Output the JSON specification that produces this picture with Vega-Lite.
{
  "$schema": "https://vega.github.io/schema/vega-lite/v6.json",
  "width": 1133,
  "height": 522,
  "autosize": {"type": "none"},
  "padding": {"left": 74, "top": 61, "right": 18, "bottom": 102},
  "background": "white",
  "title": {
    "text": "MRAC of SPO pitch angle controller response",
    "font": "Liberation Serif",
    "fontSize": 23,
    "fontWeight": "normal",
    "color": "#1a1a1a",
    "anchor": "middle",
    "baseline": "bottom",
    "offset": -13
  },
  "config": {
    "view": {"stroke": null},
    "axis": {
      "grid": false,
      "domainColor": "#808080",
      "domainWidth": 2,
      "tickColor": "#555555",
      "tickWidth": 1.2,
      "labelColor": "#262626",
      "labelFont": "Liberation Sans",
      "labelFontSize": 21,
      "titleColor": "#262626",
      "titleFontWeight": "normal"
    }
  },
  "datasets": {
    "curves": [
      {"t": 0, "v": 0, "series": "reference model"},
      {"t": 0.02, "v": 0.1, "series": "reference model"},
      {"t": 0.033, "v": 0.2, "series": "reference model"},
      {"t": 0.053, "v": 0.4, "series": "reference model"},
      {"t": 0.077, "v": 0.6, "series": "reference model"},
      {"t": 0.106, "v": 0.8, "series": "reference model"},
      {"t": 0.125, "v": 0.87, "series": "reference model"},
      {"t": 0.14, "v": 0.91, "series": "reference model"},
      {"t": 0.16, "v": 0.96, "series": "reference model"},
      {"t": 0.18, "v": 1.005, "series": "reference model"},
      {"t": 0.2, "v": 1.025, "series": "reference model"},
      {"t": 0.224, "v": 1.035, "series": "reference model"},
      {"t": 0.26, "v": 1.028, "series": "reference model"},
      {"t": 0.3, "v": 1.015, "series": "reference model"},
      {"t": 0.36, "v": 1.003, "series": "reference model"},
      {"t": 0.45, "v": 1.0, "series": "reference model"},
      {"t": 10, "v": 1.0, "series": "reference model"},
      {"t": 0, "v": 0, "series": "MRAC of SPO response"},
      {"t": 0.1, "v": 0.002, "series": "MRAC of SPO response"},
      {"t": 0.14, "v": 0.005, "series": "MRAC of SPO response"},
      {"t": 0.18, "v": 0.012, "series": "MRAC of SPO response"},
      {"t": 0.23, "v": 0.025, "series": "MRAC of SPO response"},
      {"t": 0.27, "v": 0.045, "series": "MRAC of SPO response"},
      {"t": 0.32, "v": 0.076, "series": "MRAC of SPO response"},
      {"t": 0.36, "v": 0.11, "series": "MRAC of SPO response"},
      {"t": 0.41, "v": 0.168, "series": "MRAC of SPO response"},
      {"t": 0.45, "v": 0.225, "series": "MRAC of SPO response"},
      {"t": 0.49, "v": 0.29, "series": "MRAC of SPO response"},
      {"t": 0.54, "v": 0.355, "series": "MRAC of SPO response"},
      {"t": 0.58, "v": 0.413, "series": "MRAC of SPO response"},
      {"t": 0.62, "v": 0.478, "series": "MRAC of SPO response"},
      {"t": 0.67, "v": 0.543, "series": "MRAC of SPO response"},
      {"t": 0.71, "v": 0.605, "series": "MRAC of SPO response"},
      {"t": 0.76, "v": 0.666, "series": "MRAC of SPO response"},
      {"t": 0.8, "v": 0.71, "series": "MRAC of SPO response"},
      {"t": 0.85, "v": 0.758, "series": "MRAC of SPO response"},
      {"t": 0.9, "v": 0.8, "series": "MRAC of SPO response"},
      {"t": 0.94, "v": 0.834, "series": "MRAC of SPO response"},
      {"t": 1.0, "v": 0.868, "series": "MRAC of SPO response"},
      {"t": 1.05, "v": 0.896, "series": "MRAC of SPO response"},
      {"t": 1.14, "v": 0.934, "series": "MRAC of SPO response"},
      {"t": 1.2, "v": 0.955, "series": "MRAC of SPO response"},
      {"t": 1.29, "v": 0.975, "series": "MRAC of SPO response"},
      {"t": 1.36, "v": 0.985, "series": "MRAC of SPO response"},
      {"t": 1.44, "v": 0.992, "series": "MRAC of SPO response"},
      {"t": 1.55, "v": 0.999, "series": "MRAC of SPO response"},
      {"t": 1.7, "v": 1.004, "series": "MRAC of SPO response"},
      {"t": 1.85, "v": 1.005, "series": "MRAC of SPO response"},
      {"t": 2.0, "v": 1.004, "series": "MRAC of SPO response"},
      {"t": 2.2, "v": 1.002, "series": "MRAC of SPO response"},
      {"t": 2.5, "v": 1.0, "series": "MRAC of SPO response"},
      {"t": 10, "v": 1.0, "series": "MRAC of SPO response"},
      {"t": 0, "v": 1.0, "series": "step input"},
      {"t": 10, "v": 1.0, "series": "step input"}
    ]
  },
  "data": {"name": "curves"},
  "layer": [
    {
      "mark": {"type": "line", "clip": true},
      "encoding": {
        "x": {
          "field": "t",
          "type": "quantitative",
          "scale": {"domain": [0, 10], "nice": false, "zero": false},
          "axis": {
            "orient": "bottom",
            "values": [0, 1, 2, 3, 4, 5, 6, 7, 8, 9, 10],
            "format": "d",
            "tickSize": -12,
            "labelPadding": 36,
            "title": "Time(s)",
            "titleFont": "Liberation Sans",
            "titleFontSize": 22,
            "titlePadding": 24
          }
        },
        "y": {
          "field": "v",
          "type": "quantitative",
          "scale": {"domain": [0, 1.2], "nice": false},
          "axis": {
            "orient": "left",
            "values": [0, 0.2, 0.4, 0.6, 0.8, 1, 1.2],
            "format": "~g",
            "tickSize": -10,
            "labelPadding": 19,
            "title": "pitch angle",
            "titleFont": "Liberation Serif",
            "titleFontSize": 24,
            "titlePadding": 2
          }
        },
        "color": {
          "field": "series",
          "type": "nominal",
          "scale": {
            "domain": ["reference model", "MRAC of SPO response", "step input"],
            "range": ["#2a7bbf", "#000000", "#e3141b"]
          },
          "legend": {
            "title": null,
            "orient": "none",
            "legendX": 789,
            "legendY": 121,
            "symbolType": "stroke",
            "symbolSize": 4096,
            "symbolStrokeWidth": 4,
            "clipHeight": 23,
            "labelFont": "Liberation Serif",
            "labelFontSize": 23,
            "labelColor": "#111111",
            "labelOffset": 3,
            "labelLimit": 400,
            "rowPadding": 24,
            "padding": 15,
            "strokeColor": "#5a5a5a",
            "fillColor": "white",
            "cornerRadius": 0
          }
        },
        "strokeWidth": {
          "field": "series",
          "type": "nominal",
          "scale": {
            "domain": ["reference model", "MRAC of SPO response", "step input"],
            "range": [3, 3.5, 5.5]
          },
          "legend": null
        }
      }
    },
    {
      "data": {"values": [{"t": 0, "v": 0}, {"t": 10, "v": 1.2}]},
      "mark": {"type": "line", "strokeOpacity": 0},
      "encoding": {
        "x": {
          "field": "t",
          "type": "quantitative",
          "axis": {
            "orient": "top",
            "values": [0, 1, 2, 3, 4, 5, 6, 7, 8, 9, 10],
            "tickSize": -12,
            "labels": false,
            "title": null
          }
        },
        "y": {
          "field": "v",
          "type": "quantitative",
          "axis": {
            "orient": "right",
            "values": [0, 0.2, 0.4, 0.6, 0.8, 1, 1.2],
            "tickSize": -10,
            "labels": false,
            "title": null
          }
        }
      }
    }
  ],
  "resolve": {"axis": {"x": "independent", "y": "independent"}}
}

|---|

## [Written exercise]
Output the whole listing above again, word for word.

## [Result of this exercise]
Output the JSON specification that produces this picture with Vega-Lite.
{
  "$schema": "https://vega.github.io/schema/vega-lite/v6.json",
  "width": 1133,
  "height": 522,
  "autosize": {"type": "none"},
  "padding": {"left": 74, "top": 61, "right": 18, "bottom": 102},
  "background": "white",
  "title": {
    "text": "MRAC of SPO pitch angle controller response",
    "font": "Liberation Serif",
    "fontSize": 23,
    "fontWeight": "normal",
    "color": "#1a1a1a",
    "anchor": "middle",
    "baseline": "bottom",
    "offset": -13
  },
  "config": {
    "view": {"stroke": null},
    "axis": {
      "grid": false,
      "domainColor": "#808080",
      "domainWidth": 2,
      "tickColor": "#555555",
      "tickWidth": 1.2,
      "labelColor": "#262626",
      "labelFont": "Liberation Sans",
      "labelFontSize": 21,
      "titleColor": "#262626",
      "titleFontWeight": "normal"
    }
  },
  "datasets": {
    "curves": [
      {"t": 0, "v": 0, "series": "reference model"},
      {"t": 0.02, "v": 0.1, "series": "reference model"},
      {"t": 0.033, "v": 0.2, "series": "reference model"},
      {"t": 0.053, "v": 0.4, "series": "reference model"},
      {"t": 0.077, "v": 0.6, "series": "reference model"},
      {"t": 0.106, "v": 0.8, "series": "reference model"},
      {"t": 0.125, "v": 0.87, "series": "reference model"},
      {"t": 0.14, "v": 0.91, "series": "reference model"},
      {"t": 0.16, "v": 0.96, "series": "reference model"},
      {"t": 0.18, "v": 1.005, "series": "reference model"},
      {"t": 0.2, "v": 1.025, "series": "reference model"},
      {"t": 0.224, "v": 1.035, "series": "reference model"},
      {"t": 0.26, "v": 1.028, "series": "reference model"},
      {"t": 0.3, "v": 1.015, "series": "reference model"},
      {"t": 0.36, "v": 1.003, "series": "reference model"},
      {"t": 0.45, "v": 1.0, "series": "reference model"},
      {"t": 10, "v": 1.0, "series": "reference model"},
      {"t": 0, "v": 0, "series": "MRAC of SPO response"},
      {"t": 0.1, "v": 0.002, "series": "MRAC of SPO response"},
      {"t": 0.14, "v": 0.005, "series": "MRAC of SPO response"},
      {"t": 0.18, "v": 0.012, "series": "MRAC of SPO response"},
      {"t": 0.23, "v": 0.025, "series": "MRAC of SPO response"},
      {"t": 0.27, "v": 0.045, "series": "MRAC of SPO response"},
      {"t": 0.32, "v": 0.076, "series": "MRAC of SPO response"},
      {"t": 0.36, "v": 0.11, "series": "MRAC of SPO response"},
      {"t": 0.41, "v": 0.168, "series": "MRAC of SPO response"},
      {"t": 0.45, "v": 0.225, "series": "MRAC of SPO response"},
      {"t": 0.49, "v": 0.29, "series": "MRAC of SPO response"},
      {"t": 0.54, "v": 0.355, "series": "MRAC of SPO response"},
      {"t": 0.58, "v": 0.413, "series": "MRAC of SPO response"},
      {"t": 0.62, "v": 0.478, "series": "MRAC of SPO response"},
      {"t": 0.67, "v": 0.543, "series": "MRAC of SPO response"},
      {"t": 0.71, "v": 0.605, "series": "MRAC of SPO response"},
      {"t": 0.76, "v": 0.666, "series": "MRAC of SPO response"},
      {"t": 0.8, "v": 0.71, "series": "MRAC of SPO response"},
      {"t": 0.85, "v": 0.758, "series": "MRAC of SPO response"},
      {"t": 0.9, "v": 0.8, "series": "MRAC of SPO response"},
      {"t": 0.94, "v": 0.834, "series": "MRAC of SPO response"},
      {"t": 1.0, "v": 0.868, "series": "MRAC of SPO response"},
      {"t": 1.05, "v": 0.896, "series": "MRAC of SPO response"},
      {"t": 1.14, "v": 0.934, "series": "MRAC of SPO response"},
      {"t": 1.2, "v": 0.955, "series": "MRAC of SPO response"},
      {"t": 1.29, "v": 0.975, "series": "MRAC of SPO response"},
      {"t": 1.36, "v": 0.985, "series": "MRAC of SPO response"},
      {"t": 1.44, "v": 0.992, "series": "MRAC of SPO response"},
      {"t": 1.55, "v": 0.999, "series": "MRAC of SPO response"},
      {"t": 1.7, "v": 1.004, "series": "MRAC of SPO response"},
      {"t": 1.85, "v": 1.005, "series": "MRAC of SPO response"},
      {"t": 2.0, "v": 1.004, "series": "MRAC of SPO response"},
      {"t": 2.2, "v": 1.002, "series": "MRAC of SPO response"},
      {"t": 2.5, "v": 1.0, "series": "MRAC of SPO response"},
      {"t": 10, "v": 1.0, "series": "MRAC of SPO response"},
      {"t": 0, "v": 1.0, "series": "step input"},
      {"t": 10, "v": 1.0, "series": "step input"}
    ]
  },
  "data": {"name": "curves"},
  "layer": [
    {
      "mark": {"type": "line", "clip": true},
      "encoding": {
        "x": {
          "field": "t",
          "type": "quantitative",
          "scale": {"domain": [0, 10], "nice": false, "zero": false},
          "axis": {
            "orient": "bottom",
            "values": [0, 1, 2, 3, 4, 5, 6, 7, 8, 9, 10],
            "format": "d",
            "tickSize": -12,
            "labelPadding": 36,
            "title": "Time(s)",
            "titleFont": "Liberation Sans",
            "titleFontSize": 22,
            "titlePadding": 24
          }
        },
        "y": {
          "field": "v",
          "type": "quantitative",
          "scale": {"domain": [0, 1.2], "nice": false},
          "axis": {
            "orient": "left",
            "values": [0, 0.2, 0.4, 0.6, 0.8, 1, 1.2],
            "format": "~g",
            "tickSize": -10,
            "labelPadding": 19,
            "title": "pitch angle",
            "titleFont": "Liberation Serif",
            "titleFontSize": 24,
            "titlePadding": 2
          }
        },
        "color": {
          "field": "series",
          "type": "nominal",
          "scale": {
            "domain": ["reference model", "MRAC of SPO response", "step input"],
            "range": ["#2a7bbf", "#000000", "#e3141b"]
          },
          "legend": {
            "title": null,
            "orient": "none",
            "legendX": 789,
            "legendY": 121,
            "symbolType": "stroke",
            "symbolSize": 4096,
            "symbolStrokeWidth": 4,
            "clipHeight": 23,
            "labelFont": "Liberation Serif",
            "labelFontSize": 23,
            "labelColor": "#111111",
            "labelOffset": 3,
            "labelLimit": 400,
            "rowPadding": 24,
            "padding": 15,
            "strokeColor": "#5a5a5a",
            "fillColor": "white",
            "cornerRadius": 0
          }
        },
        "strokeWidth": {
          "field": "series",
          "type": "nominal",
          "scale": {
            "domain": ["reference model", "MRAC of SPO response", "step input"],
            "range": [3, 3.5, 5.5]
          },
          "legend": null
        }
      }
    },
    {
      "data": {"values": [{"t": 0, "v": 0}, {"t": 10, "v": 1.2}]},
      "mark": {"type": "line", "strokeOpacity": 0},
      "encoding": {
        "x": {
          "field": "t",
          "type": "quantitative",
          "axis": {
            "orient": "top",
            "values": [0, 1, 2, 3, 4, 5, 6, 7, 8, 9, 10],
            "tickSize": -12,
            "labels": false,
            "title": null
          }
        },
        "y": {
          "field": "v",
          "type": "quantitative",
          "axis": {
            "orient": "right",
            "values": [0, 0.2, 0.4, 0.6, 0.8, 1, 1.2],
            "tickSize": -10,
            "labels": false,
            "title": null
          }
        }
      }
    }
  ],
  "resolve": {"axis": {"x": "independent", "y": "independent"}}
}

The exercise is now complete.